Grab that ticket stub from the first movie you saw together that you hung onto for some reason, add references to their favorite TV shows and films, plus some candid photos of you together, and boom! A gift that you can prepare months in advance of the holiday season.
Imagine your loved one slaving over a hot stove to give you homemade loveliness in the form of bread, cupcakes, pies — you name it.
You might have some of the ingredients at home already, and following a recipe to create something from scratch is the most wholesome feeling.
Not to mention, you’ll get to enjoy delicious treats together once it’s done!
6. Build Randomized Baskets
Hit up stores like Flying Tiger or Target and build a basket of random crap as your gift. Stationery, novelty egg holders, kitschy homeware, all snuggled together in a wicker basket of joy that anyone will surely love.
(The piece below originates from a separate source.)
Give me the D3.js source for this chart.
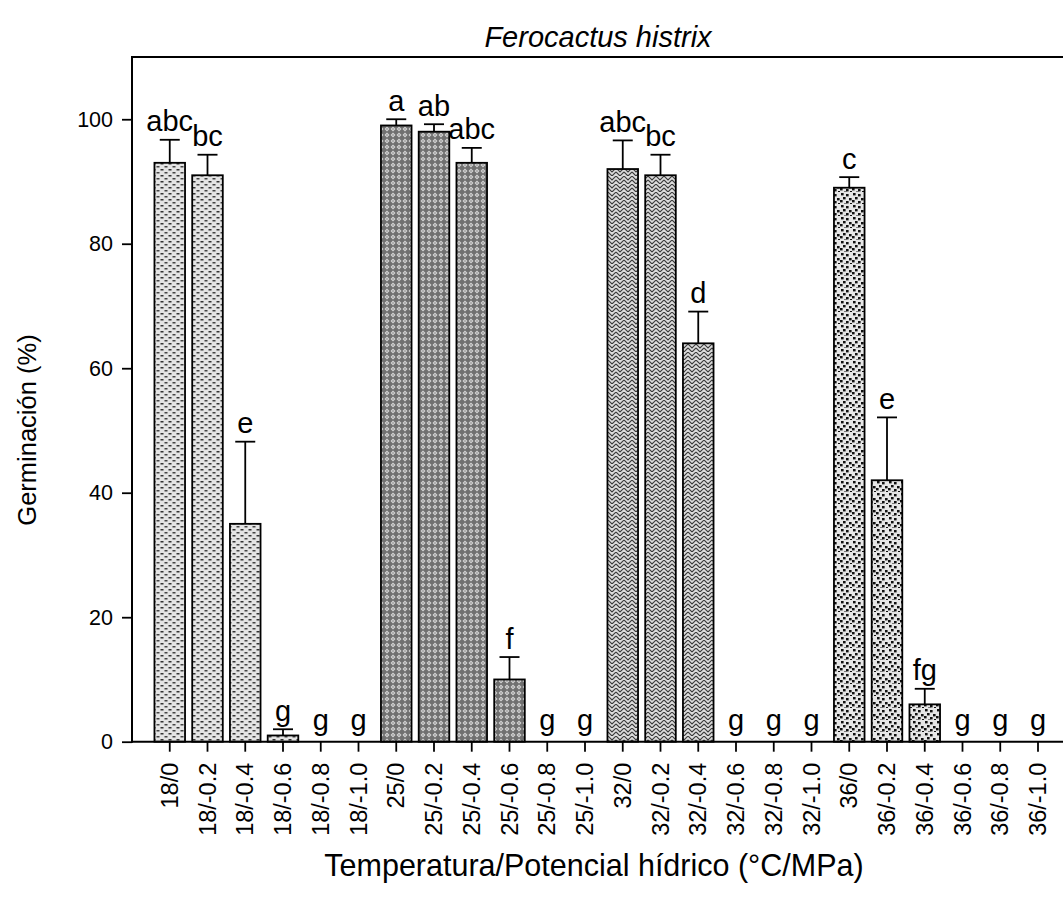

And it’ll cost you very little. Who doesn’t love knickknacks?
7. Make Mix CDs or Playlists
You’ll have to know your audience very well for this one. Picking songs that you enjoy, but that your gift recipient will like, too, is a challenge — that’s why there’s so much meaning to it. And if the recipient doesn’t have a CD player, make up a playlist on Spotify. It’s the thought that counts, right? Especially if each song title spells out a message!
8. Get Some Board Games
You can get cheap old games at your local thrift store or on clearance, but it’s not about the price. Board games bring people together, and giving a game like this with the promise to spend time and play it with the recipient is worth more than the 75 cents you may have spent on it. They don’t have to know.
9. Show the Pets Some Love
Listen, we all know that your friends and family prefer their pets to you anyway, so why not put together a doggy or kitty or snake treat gift box for their furry (or scaly) children? It’ll win you some serious brownie points for pampering their precious pets.
10. Spruce Up the Presentation
Remember: It’s less about what you buy than it is about the thought behind it, and more importantly, how you present it. Dressing up even the simplest or cheapest things can make all the difference.
Want to get your dad socks and underwear? Put it in a fancy box with his favorite beers or candy and some nice wrapping paper. Hand make your mom some jewelry and dress up that tiny cardboard box with ribbon! The possibilities are endless.
Bonus Holiday Shopping Tips
- Make sure you’re getting a really good deal — at least 50 percent off the retail price.
- If you’re shopping online, use browser extensions like Ebates to snag extra money off.
- Don’t buy an item if you don’t know anyone who would like it. (This is super important.)
- Always remember to check your gift closet before you go out and purchase a gift.
- Be on the lookout for good deals on wrapping paper and such. We get the cutest gift bags at the dollar store!
It is a great feeling to give gifts. It’s an even better feeling to give ones that you got for a fabulous price.